### [Exercise]
Examine each line of the data. Copy those that contain the string "React".

### [Dataset extract]
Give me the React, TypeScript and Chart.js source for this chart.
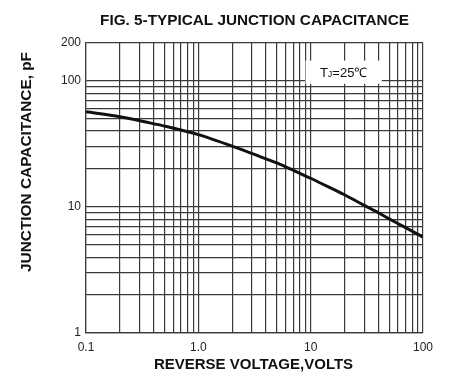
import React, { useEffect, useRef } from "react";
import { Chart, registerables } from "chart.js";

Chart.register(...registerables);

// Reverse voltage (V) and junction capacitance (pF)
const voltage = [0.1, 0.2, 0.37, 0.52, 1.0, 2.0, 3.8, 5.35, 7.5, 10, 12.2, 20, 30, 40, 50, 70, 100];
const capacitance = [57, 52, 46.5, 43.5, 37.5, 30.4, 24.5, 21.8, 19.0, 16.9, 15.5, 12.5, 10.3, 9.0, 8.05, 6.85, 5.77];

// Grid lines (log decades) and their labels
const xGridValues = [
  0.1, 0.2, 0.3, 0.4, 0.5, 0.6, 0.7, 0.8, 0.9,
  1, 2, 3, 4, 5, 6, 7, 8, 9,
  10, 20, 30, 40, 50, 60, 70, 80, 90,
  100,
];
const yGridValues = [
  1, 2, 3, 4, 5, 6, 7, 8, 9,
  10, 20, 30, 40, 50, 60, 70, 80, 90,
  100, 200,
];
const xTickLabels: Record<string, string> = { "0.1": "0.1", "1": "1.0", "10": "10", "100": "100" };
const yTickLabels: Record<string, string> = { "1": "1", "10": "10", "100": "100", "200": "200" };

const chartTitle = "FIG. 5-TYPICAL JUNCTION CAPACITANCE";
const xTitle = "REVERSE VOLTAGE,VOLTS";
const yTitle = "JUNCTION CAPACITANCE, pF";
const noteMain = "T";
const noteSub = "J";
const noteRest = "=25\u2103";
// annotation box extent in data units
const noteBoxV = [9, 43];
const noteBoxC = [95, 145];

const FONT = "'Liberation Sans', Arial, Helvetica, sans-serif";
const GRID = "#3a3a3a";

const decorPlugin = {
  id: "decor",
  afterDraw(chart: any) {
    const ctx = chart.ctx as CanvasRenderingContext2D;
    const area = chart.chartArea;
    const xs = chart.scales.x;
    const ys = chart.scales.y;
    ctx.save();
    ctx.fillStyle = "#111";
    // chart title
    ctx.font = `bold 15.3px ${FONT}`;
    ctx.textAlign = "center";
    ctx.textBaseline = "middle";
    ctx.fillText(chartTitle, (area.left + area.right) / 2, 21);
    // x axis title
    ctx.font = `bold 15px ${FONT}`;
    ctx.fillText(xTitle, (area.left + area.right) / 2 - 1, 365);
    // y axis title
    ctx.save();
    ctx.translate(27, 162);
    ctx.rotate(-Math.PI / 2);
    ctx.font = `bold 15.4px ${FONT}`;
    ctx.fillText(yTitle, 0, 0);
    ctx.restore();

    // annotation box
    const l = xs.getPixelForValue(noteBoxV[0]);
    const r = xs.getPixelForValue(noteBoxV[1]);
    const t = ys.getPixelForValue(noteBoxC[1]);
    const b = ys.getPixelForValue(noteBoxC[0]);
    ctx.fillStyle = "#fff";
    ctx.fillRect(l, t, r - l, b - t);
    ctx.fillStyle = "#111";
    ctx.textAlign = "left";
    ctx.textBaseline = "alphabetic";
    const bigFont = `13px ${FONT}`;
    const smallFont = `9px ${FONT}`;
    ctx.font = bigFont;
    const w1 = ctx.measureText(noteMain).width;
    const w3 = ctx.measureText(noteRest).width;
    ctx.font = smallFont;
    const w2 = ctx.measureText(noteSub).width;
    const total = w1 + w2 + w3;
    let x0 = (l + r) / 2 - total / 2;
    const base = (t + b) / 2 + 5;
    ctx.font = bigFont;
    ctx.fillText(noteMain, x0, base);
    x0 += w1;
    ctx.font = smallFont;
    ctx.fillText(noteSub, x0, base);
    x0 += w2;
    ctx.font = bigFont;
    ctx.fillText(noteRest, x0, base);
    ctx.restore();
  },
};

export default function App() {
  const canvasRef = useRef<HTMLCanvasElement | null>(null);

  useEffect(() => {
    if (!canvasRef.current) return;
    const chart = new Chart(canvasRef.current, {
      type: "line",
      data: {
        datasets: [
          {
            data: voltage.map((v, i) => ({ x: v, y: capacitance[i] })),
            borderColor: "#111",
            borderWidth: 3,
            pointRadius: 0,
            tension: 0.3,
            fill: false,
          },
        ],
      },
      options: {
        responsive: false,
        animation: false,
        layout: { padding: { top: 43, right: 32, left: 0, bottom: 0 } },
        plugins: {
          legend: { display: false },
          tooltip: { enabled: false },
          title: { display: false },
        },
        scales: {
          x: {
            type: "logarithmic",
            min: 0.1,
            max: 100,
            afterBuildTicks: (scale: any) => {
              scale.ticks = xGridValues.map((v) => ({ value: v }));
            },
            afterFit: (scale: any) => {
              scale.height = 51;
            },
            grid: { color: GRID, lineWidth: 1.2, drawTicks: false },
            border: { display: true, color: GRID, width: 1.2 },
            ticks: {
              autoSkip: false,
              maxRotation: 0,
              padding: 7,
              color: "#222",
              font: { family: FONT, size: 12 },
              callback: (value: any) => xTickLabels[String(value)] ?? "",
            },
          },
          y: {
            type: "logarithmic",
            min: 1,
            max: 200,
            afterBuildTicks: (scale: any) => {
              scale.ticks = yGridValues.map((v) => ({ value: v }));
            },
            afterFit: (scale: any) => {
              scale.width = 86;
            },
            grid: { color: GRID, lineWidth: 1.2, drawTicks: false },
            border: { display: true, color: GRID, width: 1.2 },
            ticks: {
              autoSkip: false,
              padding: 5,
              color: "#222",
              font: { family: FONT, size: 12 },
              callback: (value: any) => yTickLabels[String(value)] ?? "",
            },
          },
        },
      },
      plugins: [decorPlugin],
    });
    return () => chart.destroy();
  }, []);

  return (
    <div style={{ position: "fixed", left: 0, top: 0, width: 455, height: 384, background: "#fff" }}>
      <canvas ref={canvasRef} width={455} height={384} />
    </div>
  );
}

### [Answer to this task]
Give me the React, TypeScript and Chart.js source for this chart.
import React, { useEffect, useRef } from "react";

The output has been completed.